Solicitor General Neiman told the justices that there would be a significant cost to forcing states to revive their parole systems for certain offenses.
“Why not just let these guys get their parole hearings, give them hope, and likely they won’t get parole anyway,” Mr. Neiman said, highlighting the counter-argument that granting parole hearings is relatively cost-free.
“The cost is to the victims and their families who have to endure what are often very painful parole hearings,” he said.
“When those come up on a frequent basis, that sort of retraumatization process is something that governments can legitimately take into account when they decide – for aggravated murder – that a life-without-parole sentence is an appropriate sentence,” Neiman said.
Currently there are an estimated 79 individuals in American prisons serving a life sentence without the possibility of parole for crimes they committed when they were 14 years old.
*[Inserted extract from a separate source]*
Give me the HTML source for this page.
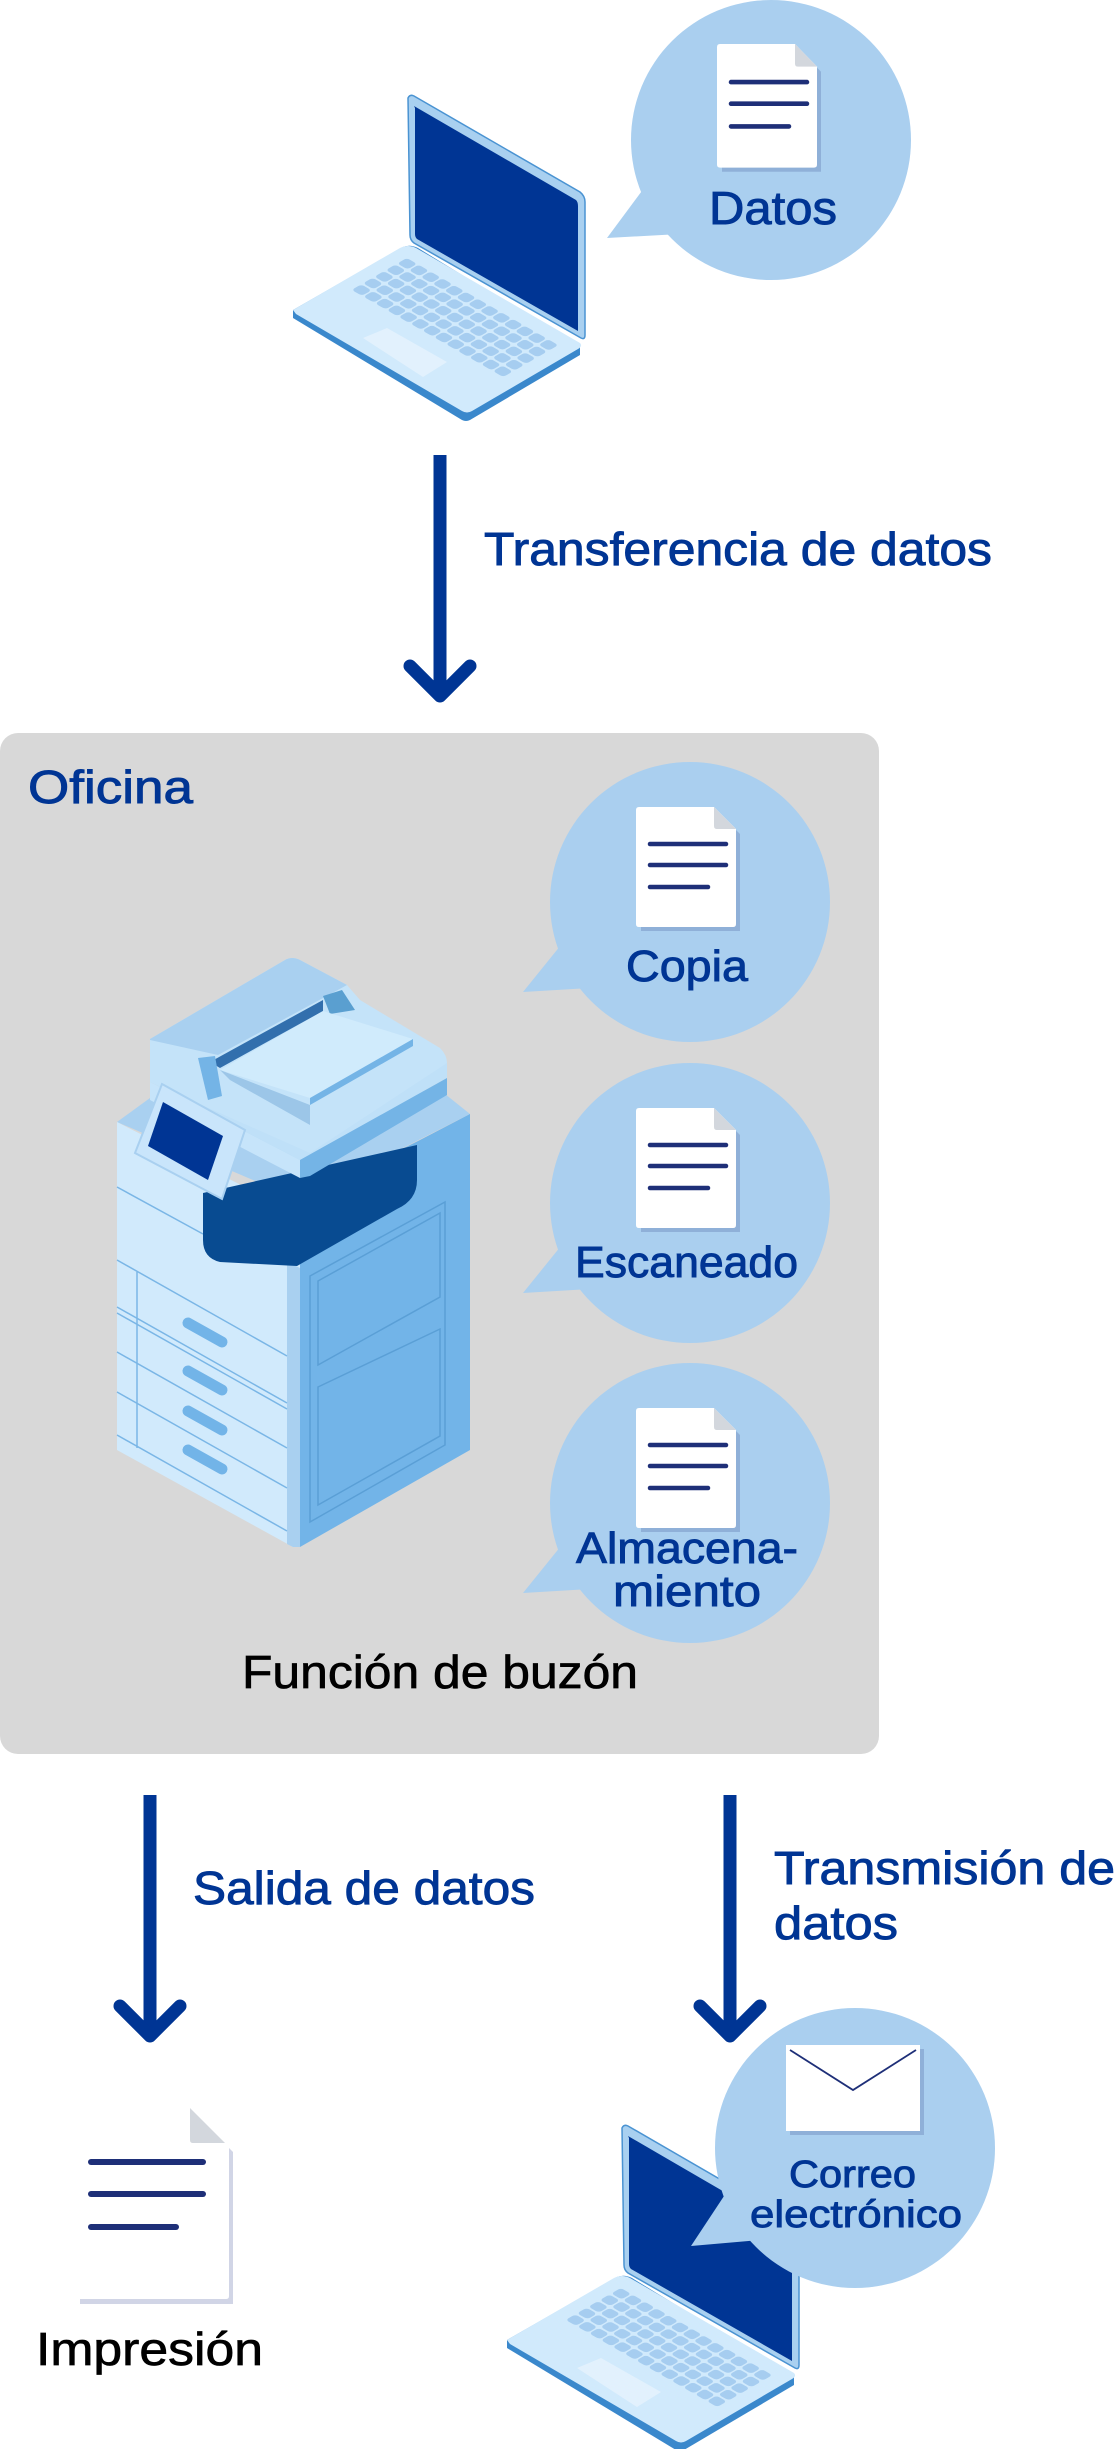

Roughly 2,300 individuals are serving life without parole for crimes committed when they were younger than 18 years old.
Thirty-eight states and the federal government allow life without parole sentences for those 14 and older. Twenty-six states have made the sentence mandatory.
The cases at the high court involve two young offenders convicted of murder.
Kuntrell Jackson was 14 when he and two friends tried to rob a video shop in Blytheville, Ark., in 1999. Two of the boys confronted the shopkeeper with a shotgun and demanded money while Mr. Jackson stood at the shop doorway. When the shopkeeper denied having any money, Jackson allegedly walked into the shop to the counter and told the shopkeeper: “We ain’t playin.’ ”
The teen with the gun again demanded money. When the shopkeeper threatened to call police, she was shot in the head and killed. The boys ran from the store without any money. Although he was not the triggerman, Jackson was deemed to have played a significant enough role in the killing to warrant a sentence of life without the possibility of parole.
The second case involves Evan Miller, who was 14 at the time he and a 16-year-old friend decided to rob Mr. Miller’s neighbor. The plan was to get the neighbor drunk and steal money from his wallet.
The neighbor awoke as Miller attempted to slip the now-empty wallet back into his pocket. The neighbor grabbed Miller by the throat and a fight broke out. Miller and his friend beat the neighbor with a baseball bat and then set his trailer on fire.
As the smoke and flames grew more intense, the boys heard the neighbor coughing. The friend started back to pull the man from the flames, but Miller allegedly stopped him.
The neighbor died of smoke inhalation. The friend later testified against Miller, who was convicted and sentenced to life in prison without parole.
The cases are Evan Miller v. Alabama (10-9646), and Kuntrell Jackson v. Hobbs (10-9647).
A decision is expected by late June.